I’ve also been running quite a bit – but I’ve really struggled in the heat.  Some people seem to be unaffected by the heat when they are running – they might find it uncomfortable, but they can run as fast as they usually can.  I’m completely wiped out by it – I did the Morecombe 10k today and finished in just over 49 minutes – way over my personal best of 46 minutes.  I wasn’t too disappointed though – I knew I would find it difficult in the heat, and I was part of the winning team for the Ladies Prize, so that was quite nice.

Here is today’s Sunday Poem by Penny Sharman.


Above the bed – Penny Sharman

I remember the young boy,
how he was able to levitate.
He said it was like holding on
to a balloon, airless, weightless,
as he floated up like a cobra
being played by flutes.
He rose to the ceiling
and hovered with thoughts
of being free from his body,
from his lungs that struggled
with breath. He could see himself
lying on the bed but the moon
and stars were calling him home.
I remember the young boy
telling how he let go of the
strings and fell to earth, how
it was only the hard walls
of his room that kept him
from flying, from flying away.

Penny was part of the group of friends that I went to visit a couple of weeks back when they were having a holiday in The Lake District, and she’s also been on the Poetry Carousel last year.
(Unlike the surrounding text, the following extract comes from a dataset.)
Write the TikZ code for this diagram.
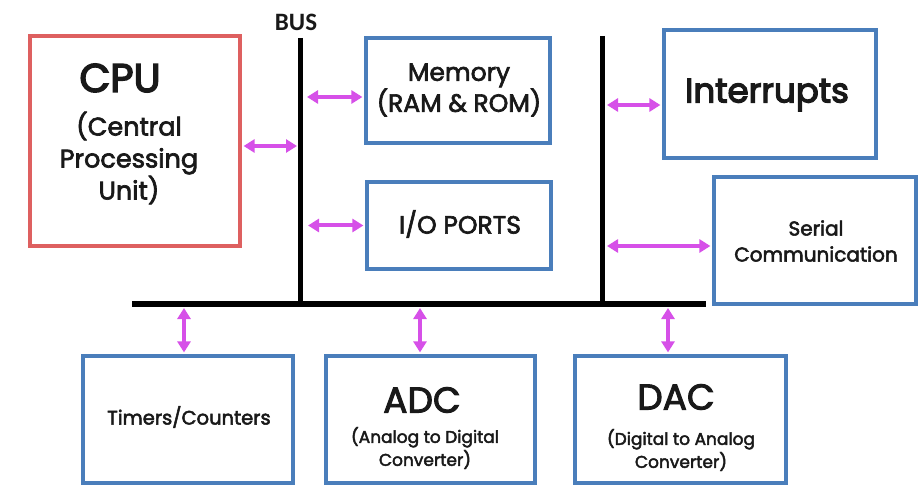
\documentclass[tikz,border=0pt]{standalone}
\usepackage{fontspec}
\setmainfont{Poppins}[FakeBold=2.6]
\newfontfamily\heavy{Poppins}[FakeBold=3.8]
\newfontfamily\busfont{Carlito}
\usetikzlibrary{arrows.meta,calc}
\definecolor{boxred}{RGB}{222,96,96}
\definecolor{boxblue}{RGB}{74,126,187}
\definecolor{arrmag}{RGB}{214,80,232}
\definecolor{txt}{RGB}{25,25,25}
\tikzset{
  bluebox/.style={draw=boxblue,line width=3.2pt,inner sep=0pt},
  redbox/.style={draw=boxred,line width=3.2pt,inner sep=0pt},
  busline/.style={line width=5pt,black},
  biarr/.style={arrmag,line width=4pt,{Triangle[length=11pt,width=13pt]}-{Triangle[length=11pt,width=13pt]}},
  lbl/.style={text=txt,inner sep=0pt,align=center}
}
\begin{document}
\begin{tikzpicture}[x=1pt,y=-1pt]
\useasboundingbox (0,0) rectangle (918,486);
% boxes
\node (cpu) [redbox,minimum width=210pt,minimum height=210pt] at (135,141) {};
\node (mem) [bluebox,minimum width=184pt,minimum height=105pt] at (458,90.5) {};
\node (io)  [bluebox,minimum width=184pt,minimum height=87pt] at (459,225.5) {};
\node (intr) [bluebox,minimum width=212pt,minimum height=128pt] at (770,94) {};
\node (ser) [bluebox,minimum width=202pt,minimum height=127pt] at (815,240.5) {};
\node (tim) [bluebox,minimum width=210pt,minimum height=127pt] at (188,419.5) {};
\node (adc) [bluebox,minimum width=209pt,minimum height=127pt] at (430.5,419.5) {};
\node (dac) [bluebox,minimum width=211pt,minimum height=127pt] at (680.5,419.5) {};
% texts
\node (cpuT) [lbl,font=\heavy\fontsize{40}{40}\selectfont] at (120,78) {CPU};
\node (cpuS) [lbl,font=\fontsize{25.5}{32}\selectfont] at (129,158) {(Central\\Processing\\Unit)};
\node (memT) [lbl,font=\fontsize{25}{31}\selectfont] at (459,90) {Memory\\(RAM \& ROM)};
\node (intT) [lbl,font=\heavy\fontsize{34}{34}\selectfont] at (767,95) {Interrupts};
\node (ioT) [lbl,font=\fontsize{25}{25}\selectfont] at (460,224) {I/O PORTS};
\node (serT) [lbl,font=\fontsize{20}{26}\selectfont] at (816,241) {Serial\\Communication};
\node (timT) [lbl,font=\fontsize{19.5}{20}\selectfont] at (189,417) {Timers/Counters};
\node (adcT) [lbl,font=\fontsize{36}{36}\selectfont] at (422,400) {ADC};
\node (adcS) [lbl,font=\fontsize{17}{23}\selectfont] at (425,448) {(Analog to Digital\\Converter)};
\node (dacT) [lbl,font=\fontsize{36}{36}\selectfont] at (676,397) {DAC};
\node (dacS) [lbl,font=\fontsize{17}{23}\selectfont] at (681,450) {(Digital to Analog\\Converter)};
\node (busT) [lbl,font=\busfont\bfseries\fontsize{25}{25}\selectfont] at (296,22) {BUS};
% bus
\coordinate (b1t) at (300,38);
\coordinate (b1b) at (300,304);
\coordinate (b2t) at (602,36);
\coordinate (b2b) at (602,304);
\coordinate (hl) at (134,304);
\coordinate (hr) at (703,304);
\draw[busline] (b1t) -- (b1b);
\draw[busline] (b2t) -- (b2b);
\draw[busline,line cap=rect] (hl) -- (hr);
% arrows
\draw[biarr,shorten <=2pt,shorten >=3pt] ([yshift=-5pt]cpu.east) -- ([yshift=-5pt]cpu.east -| b1t);
\draw[biarr,shorten <=2pt,shorten >=7pt] ([yshift=-6.5pt]mem.west) -- ([yshift=-6.5pt]mem.west -| b1t);
\draw[biarr,shorten <=2pt,shorten >=8pt] (io.west) -- (io.west -| b1t);
\draw[biarr,shorten <=2pt,shorten >=5pt] ([yshift=-11pt]intr.west) -- ([yshift=-11pt]intr.west -| b2t);
\draw[biarr,shorten <=2pt,shorten >=5pt] ([yshift=-5.5pt]ser.west) -- ([yshift=-5.5pt]ser.west -| b2t);
\draw[biarr,shorten <=2pt,shorten >=4pt] ([xshift=-4pt]tim.north) -- ([xshift=-4pt]tim.north |- hl);
\draw[biarr,shorten <=2pt,shorten >=4pt] ([xshift=-10.5pt]adc.north) -- ([xshift=-10.5pt]adc.north |- hl);
\draw[biarr,shorten <=2pt,shorten >=4pt] ([xshift=-12.5pt]dac.north) -- ([xshift=-12.5pt]dac.north |- hl);
\end{tikzpicture}
\end{document}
I was attracted to this poem straight away, because of the subject matter.  I used to do this as well! I also developed an extension to this game, where I would stare at the ceiling so hard and imagine the whole room turning upside down, so the ceiling became the floor, and the hanging light bulb would become a beautiful free standing lamp post.

I always like poems that explore the division between the self and the body, and I think this poem does that really well.  It not only explores the division, but also the thing that binds the body and the self together – I love the description of levitating being like ‘holding on to a balloon’

We don’t learn why the boy ‘struggles to breathe’. Is this a symptom of an illness which would explain why he wants to levitate from his body in the first place? I don’t mind not knowing.  I also like the description in the last verse, and that it is the ‘hard walls/of his room’ that keep him from flying away – not the speaker, or family, but something unarguably solid.

It is a very mysterious and surreal poem, which again, is probably why I liked it. Thanks to Penny Sharman for letting me use it!

Penny Sharman is currently completing an MA at Edge Hill University, and has recently had four poems published in Obsessed with Pipework.